À toute vapeur, les navires cuirassés à l’assaut des mers
24 novembre 2023
24 novembre 2023
Des réformes napoléoniennes à la Jeune École de la Troisième République, la Marine connaît une véritable révolution au 19e siècle. Les voiliers de l’Ancien Régime cèdent leur place aux navires cuirassés et l’histoire navale rejoint celle de la révolution industrielle…
Un cuirassé est, comme une évidence, un navire revêtu d’une cuirasse, c’est-à-dire protégé par un blindage. Pour la Marine française, leurs noms font rêver : Gloire, Normandie, Invincible, Magenta, Solférino, Océan, Marengo, ou encore Suffren, des noms qui résument notre histoire et qui donnent envie de prendre la mer.
Lorsqu’il accède au pouvoir, Napoléon hérite d’une marine affaiblie par les combats de Prairial en juin 1794 et la tentative ratée de débarquement en Irlande et à Aboukir en 1798. L’Empereur et ses ministres engagent rapidement une série de réformes qui, si elles s’appuient sur les innovations révolutionnaires en matière navale, proposent aussi une série de nouvelles mesures. « Dès 1799, Bonaparte a un cahier des charges assez précis. Il faut faire le plus vite possible avec le moins d’argent possible. Son ministre de la Marine, Pierre-Alexandre-Laurent Forfait, n’est pas un officier de marine, mais un ingénieur. Il réorganise la marine en l’espace de deux ans et initie un programme de reconstruction navale avec de pauvres moyens », explique Sophie Muffat. En quelques années, l’Empire voit la création des préfectures maritimes, d’un service de santé de la Marine, ainsi que la construction de nouveaux ports. Napoléon souhaite militariser la Marine sur le modèle de l’armée de terre, afin de la rendre immédiatement opérationnelle contre l’ennemi anglais. Cependant, l’incontestable supériorité de la Royal Navy est cruellement rappelée aux armées françaises le 21 octobre 1805, lors de la cuisante défaite de Trafalgar.

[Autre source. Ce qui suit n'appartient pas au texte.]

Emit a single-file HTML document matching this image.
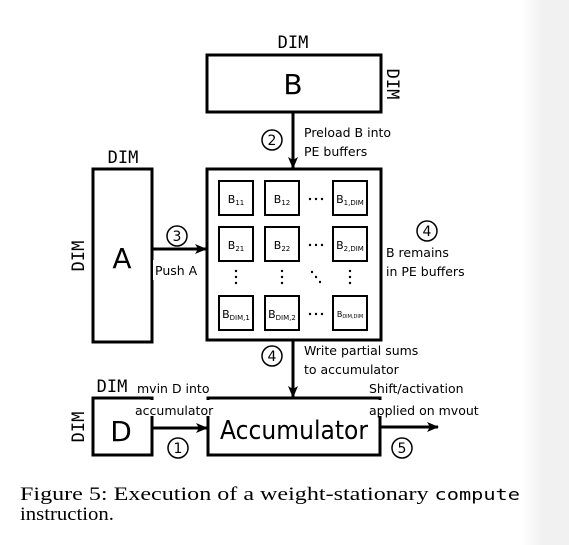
<!DOCTYPE html>
<html><head><meta charset="utf-8"><style>
html,body{margin:0;padding:0;background:#fff}
svg{display:block}
.s{font-family:"DejaVu Sans","Liberation Sans",sans-serif}
.m{font-family:"DejaVu Sans Mono","Liberation Mono",monospace}
.r{font-family:"Liberation Serif",serif}
</style></head><body>
<svg width="569" height="545" viewBox="0 0 569 545" xmlns="http://www.w3.org/2000/svg">
<defs>
<linearGradient id="g" x1="0" x2="1"><stop offset="0" stop-color="#fff"/><stop offset="1" stop-color="#f1f1f1"/></linearGradient>
<marker id="ah" markerWidth="12" markerHeight="10" refX="11" refY="5" orient="auto" markerUnits="userSpaceOnUse"><path d="M0,0 L12,5 L0,10 L3,5 Z" fill="#000"/></marker>
</defs>
<rect x="0" y="0" width="569" height="545" fill="#fff"/>
<rect x="522" y="0" width="20" height="545" fill="url(#g)"/>
<rect x="541" y="0" width="28" height="545" fill="#f1f1f1"/>
<g fill="none" stroke="#000" stroke-width="3">
<rect x="207" y="55" width="174" height="57"/>
<rect x="207" y="169" width="174" height="171"/>
<rect x="93" y="169" width="59" height="173"/>
<rect x="208" y="398" width="172" height="57"/>
<rect x="93" y="398" width="59" height="57"/>
</g>
<g fill="none" stroke="#000" stroke-width="2">
<rect x="219" y="181" width="34" height="34"/><rect x="265" y="181" width="34" height="34"/><rect x="333" y="181" width="34" height="34"/>
<rect x="219" y="227" width="34" height="34"/><rect x="265" y="227" width="34" height="34"/><rect x="333" y="227" width="34" height="34"/>
<rect x="219" y="296" width="34" height="34"/><rect x="265" y="296" width="34" height="34"/><rect x="333" y="296" width="34" height="34"/>
</g>
<g stroke="#000" stroke-width="3" marker-end="url(#ah)">
<line x1="293" y1="112" x2="293" y2="168"/>
<line x1="152" y1="249" x2="206" y2="249"/>
<line x1="293" y1="340" x2="293" y2="397"/>
<line x1="152" y1="428" x2="207" y2="428"/>
<line x1="380" y1="427" x2="438" y2="427"/>
</g>
<g fill="#fff">
<rect x="153" y="260" width="52" height="20"/>
<rect x="134" y="380" width="86" height="10"/>
<rect x="134" y="400" width="84" height="16"/>
<rect x="368" y="378" width="110" height="14"/>
<rect x="368" y="400" width="120" height="16"/>
</g>
<g fill="none" stroke="#000" stroke-width="1.5">
<circle cx="272" cy="140" r="10"/><circle cx="177" cy="236" r="10"/><circle cx="427" cy="231" r="10"/>
<circle cx="272" cy="356" r="10"/><circle cx="178" cy="448" r="10"/><circle cx="402" cy="448" r="10"/>
</g>
<g class="s" font-size="14" text-anchor="middle">
<text x="272" y="145">2</text><text x="177" y="241">3</text><text x="427" y="236">4</text>
<text x="272" y="361">4</text><text x="178" y="453">1</text><text x="402" y="453">5</text>
</g>
<g class="m" font-size="17" text-anchor="middle">
<text x="293" y="48">DIM</text>
<text x="123" y="163">DIM</text>
<text x="112" y="392">DIM</text>
<text transform="translate(387,84) rotate(90)">DIM</text>
<text transform="translate(84,256) rotate(-90)">DIM</text>
<text transform="translate(84,427) rotate(-90)">DIM</text>
</g>
<g class="s" text-anchor="middle">
<text x="293" y="94" font-size="28">B</text>
<text x="122" y="268" font-size="28">A</text>
<text x="121" y="441" font-size="28">D</text>
<text x="294" y="439" font-size="26" textLength="148" lengthAdjust="spacingAndGlyphs">Accumulator</text>
</g>
<g class="s" font-size="12.5" fill="#000">
<text x="304" y="137">Preload B into</text>
<text x="304" y="156">PE buffers</text>
<text x="155" y="275">Push A</text>
<text x="386" y="257">B remains</text>
<text x="386" y="276">in PE buffers</text>
<text x="304" y="355">Write partial sums</text>
<text x="304" y="374">to accumulator</text>
<text x="137" y="393">mvin D into</text>
<text x="135" y="415">accumulator</text>
<text x="369" y="393">Shift/activation</text>
<text x="369" y="415">applied on mvout</text>
</g>
<g class="s" font-size="11" text-anchor="middle">
<text x="236" y="203">B<tspan font-size="7" dy="2">11</tspan></text>
<text x="282" y="203">B<tspan font-size="7" dy="2">12</tspan></text>
<text x="350" y="203">B<tspan font-size="7" dy="2">1,DIM</tspan></text>
<text x="236" y="249">B<tspan font-size="7" dy="2">21</tspan></text>
<text x="282" y="249">B<tspan font-size="7" dy="2">22</tspan></text>
<text x="350" y="249">B<tspan font-size="7" dy="2">2,DIM</tspan></text>
<text x="236" y="318">B<tspan font-size="7" dy="2">DIM,1</tspan></text>
<text x="282" y="318">B<tspan font-size="7" dy="2">DIM,2</tspan></text>
<text x="350" y="317" font-size="8">B<tspan font-size="5" dy="1">DIM,DIM</tspan></text>
</g>
<g fill="#000">
<circle cx="310" cy="199" r="1.2"/><circle cx="316" cy="199" r="1.2"/><circle cx="322" cy="199" r="1.2"/>
<circle cx="310" cy="245" r="1.2"/><circle cx="316" cy="245" r="1.2"/><circle cx="322" cy="245" r="1.2"/>
<circle cx="310" cy="314" r="1.2"/><circle cx="316" cy="314" r="1.2"/><circle cx="322" cy="314" r="1.2"/>
<circle cx="236" cy="271" r="1.2"/><circle cx="236" cy="277" r="1.2"/><circle cx="236" cy="283" r="1.2"/>
<circle cx="282" cy="271" r="1.2"/><circle cx="282" cy="277" r="1.2"/><circle cx="282" cy="283" r="1.2"/>
<circle cx="350" cy="271" r="1.2"/><circle cx="350" cy="277" r="1.2"/><circle cx="350" cy="283" r="1.2"/>
<circle cx="312" cy="272" r="1.2"/><circle cx="316" cy="277" r="1.2"/><circle cx="320" cy="282" r="1.2"/>
</g>
<g class="r" font-size="19">
<text x="20" y="500" textLength="500" lengthAdjust="spacingAndGlyphs">Figure 5:  Execution of a weight-stationary <tspan class="m" font-size="16">compute</tspan></text>
<text x="20" y="520" textLength="94" lengthAdjust="spacingAndGlyphs">instruction.</text>
</g>
</svg>
</body></html>
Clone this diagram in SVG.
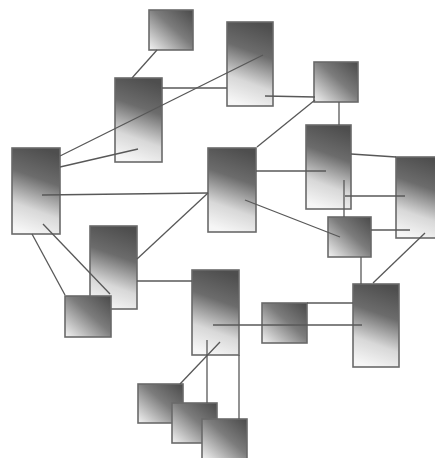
<svg xmlns="http://www.w3.org/2000/svg" width="435" height="458" viewBox="0 0 435 458">
<style>
.tall{fill:url(#gv);stroke:#6a6a6a;stroke-width:1.6}
.sq{fill:url(#gd);stroke:#6a6a6a;stroke-width:1.6}
#edges line{stroke:#585858;stroke-width:1.3;fill:none}
</style>
<defs>
<linearGradient id="gv" x1="0.6" y1="0" x2="0.4" y2="1">
<stop offset="0" stop-color="#4e4e4e"/>
<stop offset="0.35" stop-color="#6c6c6c"/>
<stop offset="0.72" stop-color="#d8d8d8"/>
<stop offset="1" stop-color="#f6f6f6"/>
</linearGradient>
<linearGradient id="gd" x1="1" y1="0" x2="0" y2="1">
<stop offset="0" stop-color="#4a4a4a"/>
<stop offset="0.45" stop-color="#7c7c7c"/>
<stop offset="1" stop-color="#f4f4f4"/>
</linearGradient>
</defs>
<rect width="435" height="458" fill="#ffffff"/>
<g id="nodes">
<g id="n1"><rect class="sq" x="149" y="10" width="44" height="40"/></g>
<g id="n2"><rect class="tall" x="115" y="78" width="47" height="84"/></g>
<g id="n3"><rect class="tall" x="227" y="22" width="46" height="84"/></g>
<g id="n4"><rect class="sq" x="314" y="62" width="44" height="40"/></g>
<g id="n5"><rect class="tall" x="12" y="148" width="48" height="86"/></g>
<g id="n6"><rect class="tall" x="208" y="148" width="48" height="84"/></g>
<g id="n7"><rect class="tall" x="306" y="125" width="45" height="84"/></g>
<g id="n8"><rect class="tall" x="396" y="157" width="46" height="81"/></g>
<g id="n9"><rect class="sq" x="328" y="217" width="43" height="40"/></g>
<g id="n10"><rect class="tall" x="90" y="226" width="47" height="83"/></g>
<g id="n11"><rect class="sq" x="65" y="296" width="46" height="41"/></g>
<g id="n12"><rect class="tall" x="192" y="270" width="47" height="85"/></g>
<g id="n13"><rect class="sq" x="262" y="303" width="45" height="40"/></g>
<g id="n14"><rect class="tall" x="353" y="284" width="46" height="83"/></g>
<g id="n15"><rect class="sq" x="138" y="384" width="45" height="39"/></g>
<g id="n16"><rect class="sq" x="172" y="403" width="45" height="40"/></g>
<g id="n17"><rect class="sq" x="202" y="419" width="45" height="40"/></g>
</g>
<g id="edges">
<line x1="157" y1="50" x2="132" y2="78"/>
<line x1="162" y1="88" x2="227" y2="88"/>
<line x1="60" y1="156" x2="263" y2="55"/>
<line x1="60" y1="167" x2="138" y2="149"/>
<line x1="42" y1="195" x2="208" y2="193"/>
<line x1="208" y1="193" x2="137" y2="259"/>
<line x1="265" y1="96" x2="315" y2="97"/>
<line x1="315" y1="100" x2="257" y2="147"/>
<line x1="339" y1="102" x2="339" y2="125"/>
<line x1="256" y1="171" x2="326" y2="171"/>
<line x1="351" y1="154" x2="396" y2="157"/>
<line x1="344" y1="180" x2="344" y2="217"/>
<line x1="345" y1="196" x2="405" y2="196"/>
<line x1="245" y1="200" x2="340" y2="237"/>
<line x1="371" y1="230" x2="410" y2="230"/>
<line x1="361" y1="257" x2="361" y2="284"/>
<line x1="425" y1="233" x2="373" y2="283"/>
<line x1="307" y1="303" x2="353" y2="303"/>
<line x1="213" y1="325" x2="362" y2="325"/>
<line x1="137" y1="281" x2="192" y2="281"/>
<line x1="32" y1="234" x2="65" y2="295"/>
<line x1="43" y1="224" x2="110" y2="294"/>
<line x1="207" y1="340" x2="207" y2="403"/>
<line x1="220" y1="342" x2="180" y2="384"/>
<line x1="239" y1="355" x2="239" y2="419"/>
</g>
</svg>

Après ce désastre militaire, l’innovation technique française au plan naval est fortement ralentie et la Marine s’emploie surtout à élargir toujours davantage l’empire colonial français. Les années 1840 sont notamment celles des missions de cartographie dans le Pacifique, de l’expédition en Antarctique de Dumont d’Urville, de celle du Petit-Thouars qui annexe Tahiti et les Îles Marquises, et de Febvrier-Despointes en Nouvelle-Calédonie. Durant cette période, quelques innovations techniques améliorent pourtant les conditions de navigation. « Les vaisseaux qui apparaissent dans les années 1840 ont déjà beaucoup de fer à bord. On a remplacé notamment les cordages par des chaînes. On a aussi amélioré l’eau. Tout un système améliore la vie et l’hygiène à bord”, raconte Michèle Battesti. “On pense davantage à la nostalgie des marins, à leurs maladies mentales et on essaye de les rendre heureux à bord. »
Il faut attendre le Second Empire pour que la Marine française connaisse de grands bouleversements techniques et entre de plain-pied dans la révolution industrielle. La France est pionnière dans le développement de la propulsion à vapeur, qui s’apprête à révolutionner le monde naval. Les premières hélices font leur apparition, tandis que le métal se substitue bientôt au bois : c’est le début de l’ère des cuirassés. En 1859, le lancement de la Gloire fait l’effet d’une véritable révolution. Imaginé par l’ingénieur naval Henri Dupuy de Lôme, il s’agit en effet du premier navire blindé à vapeur capable de croiser et de combattre en haute mer. Son lancement engendre une folle course à l’innovation en Europe, mais aussi aux États-Unis et en Russie. Les navires cuirassés ne tardent pas à se standardiser. S’ils sont parfois remis en cause durant la Troisième République, notamment par les théoriciens de la Jeune École qui préconisent le recours à une multitude de petites unités plutôt qu’à des cuirassés jugés trop coûteux, ils s’imposent pourtant comme les navires militaires de cette fin de siècle.